## [WHAT TO PRODUCE]
Will you extract the entries word for word? Images should not appear in the copy.

-- Start RECORDS TO USE --

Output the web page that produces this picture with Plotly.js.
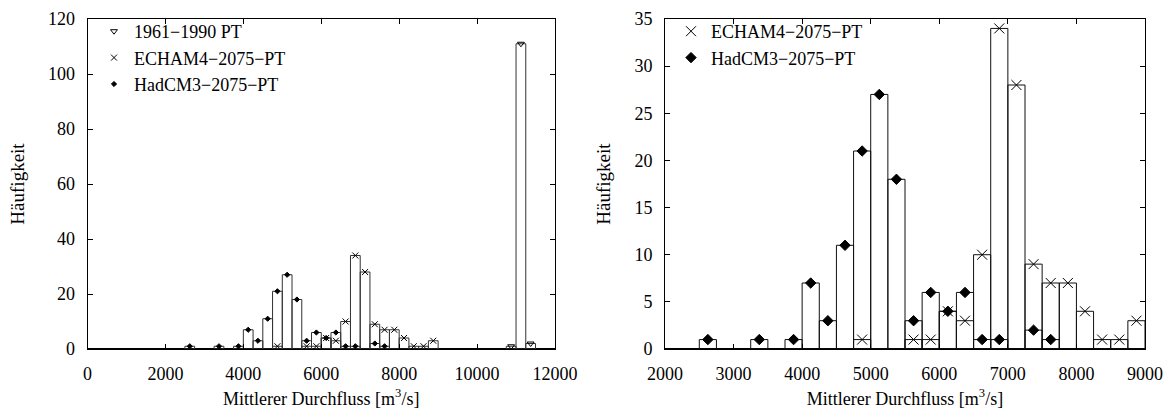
<!DOCTYPE html>
<html>
<head>
<meta charset="utf-8">
<script src="https://cdn.plot.ly/plotly-3.0.1.min.js"></script>
<style>html,body{margin:0;padding:0;background:#fff;}#chart{width:1166px;height:409px;}</style>
</head>
<body>
<div id="chart"></div>
<script>
// Bin centres (bin width 250 m3/s) and counts
const binWidth = 250;
const refX   = [10875, 11125, 11375];
const refY   = [1, 111, 2];
const echamX = [4875, 5625, 5875, 6125, 6375, 6625, 6875, 7125, 7375, 7625, 7875, 8125, 8375, 8625, 8875];
const echamY = [1, 1, 1, 4, 3, 10, 34, 28, 9, 7, 7, 4, 1, 1, 3];
const hadX   = [2625, 3375, 3875, 4125, 4375, 4625, 4875, 5125, 5375, 5625, 5875, 6125, 6375, 6625, 6875, 7375, 7625];
const hadY   = [1, 1, 1, 7, 3, 11, 21, 27, 18, 3, 6, 4, 6, 1, 1, 2, 1];

const names = {ref: '1961\u22121990 PT', echam: 'ECHAM4\u22122075\u2212PT', had: 'HadCM3\u22122075\u2212PT'};
const FONT = 'Liberation Serif, Times New Roman, serif';

function bars(x, y, xa, ya, lc) {
  return {type: 'bar', x: x, y: y, width: x.map(() => binWidth), xaxis: xa, yaxis: ya,
    marker: {color: 'rgba(0,0,0,0)', line: {color: lc, width: 1}}, showlegend: false, hoverinfo: 'skip'};
}
function pts(x, y, xa, ya, name, symbol, size, legend, show) {
  return {type: 'scatter', mode: 'markers', x: x, y: y, xaxis: xa, yaxis: ya, name: name,
    legend: legend, showlegend: show,
    marker: {symbol: symbol, size: size, color: '#000', line: {color: '#000', width: 1}}};
}

const traces = [
  bars(refX, refY, 'x', 'y', '#333'),
  bars(echamX, echamY, 'x', 'y', '#333'),
  bars(hadX, hadY, 'x', 'y', '#333'),
  pts(refX, refY, 'x', 'y', names.ref, 'triangle-down-open', 6, 'legend', true),
  pts(echamX, echamY, 'x', 'y', names.echam, 'x-thin-open', 6, 'legend', true),
  pts(hadX, hadY, 'x', 'y', names.had, 'diamond', 4, 'legend', true),
  bars(echamX, echamY, 'x2', 'y2', '#111'),
  bars(hadX, hadY, 'x2', 'y2', '#111'),
  pts(echamX, echamY, 'x2', 'y2', names.echam, 'x-thin-open', 10, 'legend2', true),
  pts(hadX, hadY, 'x2', 'y2', names.had, 'diamond', 8, 'legend2', true)
];

const W = 1166, H = 409;
const axisCommon = {
  showline: true, linecolor: '#000', linewidth: 1, mirror: 'ticks',
  ticks: 'inside', ticklen: 5, tickwidth: 1, tickcolor: '#000',
  showgrid: false, zeroline: false, fixedrange: true,
  tickformat: 'd', separatethousands: false, exponentformat: 'none',
  tickfont: {family: FONT, size: 18, color: '#000'}, ticklabelstandoff: 8
};
const yCommon = Object.assign({}, axisCommon, {zeroline: true, zerolinecolor: '#000', zerolinewidth: 2,
  title: {text: 'Häufigkeit', font: {family: FONT, size: 19, color: '#000'}, standoff: 18}});
const xTitle = {text: 'Mittlerer Durchfluss [m<sup>3</sup>/s]', font: {family: FONT, size: 18, color: '#000'}, standoff: 9};

const yTop = 1 - 19 / H, yBot = 1 - 349 / H;
const legendFont = {family: FONT, size: 18, color: '#000'};
const layout = {
  width: W, height: H,
  margin: {l: 0, r: 0, t: 0, b: 0},
  paper_bgcolor: '#fff', plot_bgcolor: '#fff',
  barmode: 'overlay', bargap: 0,
  font: {family: FONT, size: 18, color: '#000'},
  xaxis: Object.assign({}, axisCommon, {domain: [87.5 / W, 555 / W], range: [0, 12000], dtick: 2000, tick0: 0, anchor: 'y', title: xTitle}),
  yaxis: Object.assign({}, yCommon, {domain: [yBot, yTop], range: [0, 120], dtick: 20, tick0: 0, anchor: 'x'}),
  xaxis2: Object.assign({}, axisCommon, {domain: [665 / W, 1145 / W], range: [2000, 9000], dtick: 1000, tick0: 0, anchor: 'y2', title: xTitle}),
  yaxis2: Object.assign({}, yCommon, {domain: [yBot, yTop], range: [0, 35], dtick: 5, tick0: 0, anchor: 'x2'}),
  legend: {x: 94 / W, y: 1 - 13 / H, xanchor: 'left', yanchor: 'top', bgcolor: 'rgba(0,0,0,0)',
    font: legendFont, tracegroupgap: 0},
  legend2: {x: 671 / W, y: 1 - 13 / H, xanchor: 'left', yanchor: 'top', bgcolor: 'rgba(0,0,0,0)',
    font: legendFont, tracegroupgap: 0},
  showlegend: true
};

Plotly.newPlot('chart', traces, layout, {staticPlot: true, displayModeBar: false});
</script>
</body>
</html>
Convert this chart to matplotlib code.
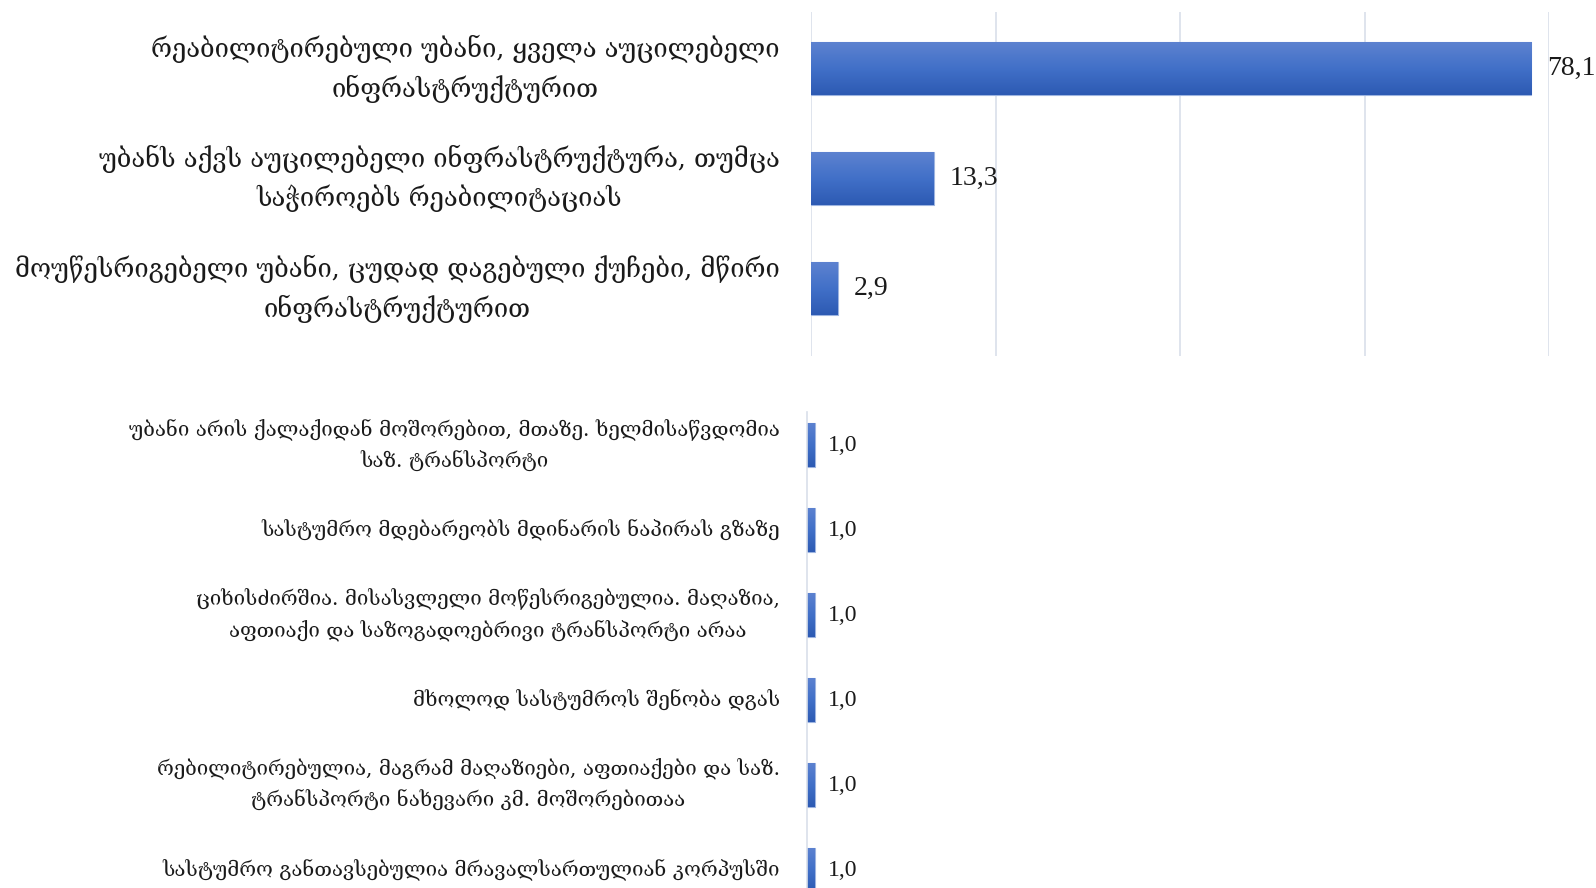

-- End RECORDS TO USE --

## [COMPLETE OUTPUT]
Output the web page that produces this picture with Plotly.js.
<!DOCTYPE html>
<html>
<head>
<meta charset="utf-8">
<script src="https://cdn.plot.ly/plotly-3.0.1.min.js"></script>
<style>html,body{margin:0;padding:0;background:#fff;}#chart{width:1166px;height:409px;}</style>
</head>
<body>
<div id="chart"></div>
<script>
// Bin centres (bin width 250 m3/s) and counts
const binWidth = 250;
const refX   = [10875, 11125, 11375];
const refY   = [1, 111, 2];
const echamX = [4875, 5625, 5875, 6125, 6375, 6625, 6875, 7125, 7375, 7625, 7875, 8125, 8375, 8625, 8875];
const echamY = [1, 1, 1, 4, 3, 10, 34, 28, 9, 7, 7, 4, 1, 1, 3];
const hadX   = [2625, 3375, 3875, 4125, 4375, 4625, 4875, 5125, 5375, 5625, 5875, 6125, 6375, 6625, 6875, 7375, 7625];
const hadY   = [1, 1, 1, 7, 3, 11, 21, 27, 18, 3, 6, 4, 6, 1, 1, 2, 1];

const names = {ref: '1961\u22121990 PT', echam: 'ECHAM4\u22122075\u2212PT', had: 'HadCM3\u22122075\u2212PT'};
const FONT = 'Liberation Serif, Times New Roman, serif';

function bars(x, y, xa, ya, lc) {
  return {type: 'bar', x: x, y: y, width: x.map(() => binWidth), xaxis: xa, yaxis: ya,
    marker: {color: 'rgba(0,0,0,0)', line: {color: lc, width: 1}}, showlegend: false, hoverinfo: 'skip'};
}
function pts(x, y, xa, ya, name, symbol, size, legend, show) {
  return {type: 'scatter', mode: 'markers', x: x, y: y, xaxis: xa, yaxis: ya, name: name,
    legend: legend, showlegend: show,
    marker: {symbol: symbol, size: size, color: '#000', line: {color: '#000', width: 1}}};
}

const traces = [
  bars(refX, refY, 'x', 'y', '#333'),
  bars(echamX, echamY, 'x', 'y', '#333'),
  bars(hadX, hadY, 'x', 'y', '#333'),
  pts(refX, refY, 'x', 'y', names.ref, 'triangle-down-open', 6, 'legend', true),
  pts(echamX, echamY, 'x', 'y', names.echam, 'x-thin-open', 6, 'legend', true),
  pts(hadX, hadY, 'x', 'y', names.had, 'diamond', 4, 'legend', true),
  bars(echamX, echamY, 'x2', 'y2', '#111'),
  bars(hadX, hadY, 'x2', 'y2', '#111'),
  pts(echamX, echamY, 'x2', 'y2', names.echam, 'x-thin-open', 10, 'legend2', true),
  pts(hadX, hadY, 'x2', 'y2', names.had, 'diamond', 8, 'legend2', true)
];

const W = 1166, H = 409;
const axisCommon = {
  showline: true, linecolor: '#000', linewidth: 1, mirror: 'ticks',
  ticks: 'inside', ticklen: 5, tickwidth: 1, tickcolor: '#000',
  showgrid: false, zeroline: false, fixedrange: true,
  tickformat: 'd', separatethousands: false, exponentformat: 'none',
  tickfont: {family: FONT, size: 18, color: '#000'}, ticklabelstandoff: 8
};
const yCommon = Object.assign({}, axisCommon, {zeroline: true, zerolinecolor: '#000', zerolinewidth: 2,
  title: {text: 'Häufigkeit', font: {family: FONT, size: 19, color: '#000'}, standoff: 18}});
const xTitle = {text: 'Mittlerer Durchfluss [m<sup>3</sup>/s]', font: {family: FONT, size: 18, color: '#000'}, standoff: 9};

const yTop = 1 - 19 / H, yBot = 1 - 349 / H;
const legendFont = {family: FONT, size: 18, color: '#000'};
const layout = {
  width: W, height: H,
  margin: {l: 0, r: 0, t: 0, b: 0},
  paper_bgcolor: '#fff', plot_bgcolor: '#fff',
  barmode: 'overlay', bargap: 0,
  font: {family: FONT, size: 18, color: '#000'},
  xaxis: Object.assign({}, axisCommon, {domain: [87.5 / W, 555 / W], range: [0, 12000], dtick: 2000, tick0: 0, anchor: 'y', title: xTitle}),
  yaxis: Object.assign({}, yCommon, {domain: [yBot, yTop], range: [0, 120], dtick: 20, tick0: 0, anchor: 'x'}),
  xaxis2: Object.assign({}, axisCommon, {domain: [665 / W, 1145 / W], range: [2000, 9000], dtick: 1000, tick0: 0, anchor: 'y2', title: xTitle}),
  yaxis2: Object.assign({}, yCommon, {domain: [yBot, yTop], range: [0, 35], dtick: 5, tick0: 0, anchor: 'x2'}),
  legend: {x: 94 / W, y: 1 - 13 / H, xanchor: 'left', yanchor: 'top', bgcolor: 'rgba(0,0,0,0)',
    font: legendFont, tracegroupgap: 0},
  legend2: {x: 671 / W, y: 1 - 13 / H, xanchor: 'left', yanchor: 'top', bgcolor: 'rgba(0,0,0,0)',
    font: legendFont, tracegroupgap: 0},
  showlegend: true
};

Plotly.newPlot('chart', traces, layout, {staticPlot: true, displayModeBar: false});
</script>
</body>
</html>
Convert this chart to matplotlib code.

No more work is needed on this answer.